Ein vollkommen aus der Luft gegriffenes Gedankenspiel: Stell dir vor, du bist US-Präsident und du bist historisch unbeliebt. Bald steht deine mögliche Neuwahl an, aber in Umfragen liegst du ziemlich weit hinter deinem Konkurrenten. Du musst in die Offensive und hast eine Idee: Wie wäre es, einer staatlichen Stelle dringend benötigte Gelder zu verweigern, so dass du dich als Kandidat des schlanken Staats präsentieren kannst, als einer, der endlich was tut gegen den „Sumpf“? „Super Idee!“, sagen deine Berater und du musst nur noch überlegen, wem du das Budget zusammenstreichst: Wie wäre es mit der Bundesbehörde, die beliebter ist als jede andere? Die, von der 91 Prozent aller Menschen in deinem Land ein positives Bild haben?
Genau die nimmst du, und du verkaufst es der Welt mit der schlimmstmöglichen Argumentation: Du lehnst mehr Geld für die Post ab, weil sie es nicht schafft, sichere Wahlen zu garantieren. Achso, gefragt haben sie nach mehr Geld, um sichere Wahlen zu garantieren. Sie bekommen nicht mehr Geld für sichere Wahlen, weil sie bisher nicht garantieren können, dass es sichere Wahlen gibt? Willkommen im täglich rasselnden Nachrichtenbrummkreisel von Donald Trump!

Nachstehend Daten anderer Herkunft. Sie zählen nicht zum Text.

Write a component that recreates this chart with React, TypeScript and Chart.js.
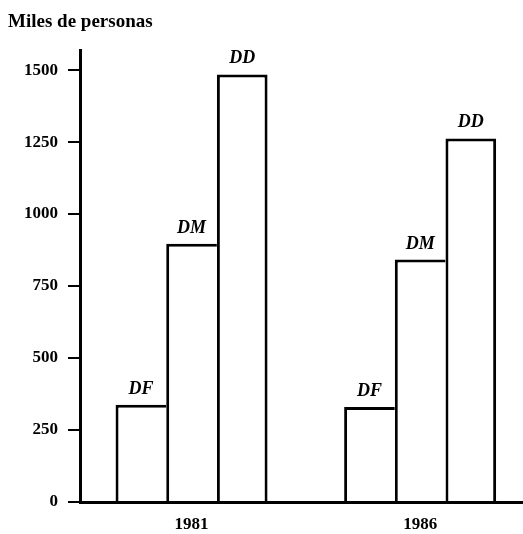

Geschätzt rund 80 Millionen Menschen in den USA werden in diesem Jahr nicht am Wahltag ihre Stimme abgeben, sondern vorher persönlich oder per Brief wählen.
Bei der Wahl 2016 waren das 40 Millionen Menschen. Aus deutscher Sicht würden wir sagen: Na und? Das kann ja so schwer nicht sein. Und ist es am Ende nicht egal, ob Stimmzettel ausgezählt werden müssen, die vorher per Post kommen oder die am Wahltag in der Urne liegen? Nun, in den USA des Jahres 2020 droht Chaos genau wegen all dieser Punkte, ein Chaos, das diese Wahl verändern wird; möglicherweise wissen wir am Wahltag und einige Wochen danach noch nicht einmal, wer eigentlich gewonnen hat.
Waffenschein, Schülerausweis, Zeug:innen – was man braucht, um in den USA wählen zu können
Wer von Deutschland aus auf die USA blickt, kann sich nicht vorstellen, wieso es überhaupt so schwer sein soll zu wählen. Schließlich geht man bei uns einfach am Wahlsonntag mit der Wahlkarte in das Wahlbüro, das dem eigenen Zuhause am nächsten liegt, und entscheidet sich. Wer die Karte vergessen hat, kann sogar auch nur seinen Ausweis vorzeigen.
In den USA geht das alles nicht so einfach, wie diese eindrückliche Übersicht bei der auf Zahlen und Daten spezialisierten Nachrichtenseite Fivethirtyeight zeigt: Überall gibt es andere Fristen, notwendige Unterschriften – und Gerichtsprozesse, die das System der Stimmabgabe in Frage stellen.
Das Problem beginnt schon damit, dass es keine Meldepflicht gibt. Statt eines zentralen Verzeichnisses mit allen Bürgern des Viertels, die im wahlberechtigten Alter sind, müssen sich Stimmberechtigte registrieren. In jedem Staat gibt es aber unterschiedliche Deadlines mit abweichenden Varianten für die Registrierung online, per Brief oder vor Ort. Von wochenlangem Vorlauf bis hin zum Tag der Wahl ist alles möglich. Die Anforderungen an die vorzuweisenden Dokumente sind ebenfalls unterschiedlich. 18 Staaten schreiben einen Ausweis mit Foto vor, andere akzeptieren den Führerschein, wieder andere erlauben auch Schülerausweise oder Waffenscheine. In Minnesota beispielsweise reicht es, mit eine:r Zeug:in zu kommen.
Generell gilt: Je strikter die Vorschriften für einen Pass mit Foto sind, desto mehr arme Menschen und Schwarze werden ausgeschlossen. Über drei Millionen US-Amerikaner:innen besitzen laut öffentlich-rechtlichem Radio NPR keinen Ausweis oder keinen Führerschein, darunter besonders Junge, besonders Alte, besonders Arme in den Städten.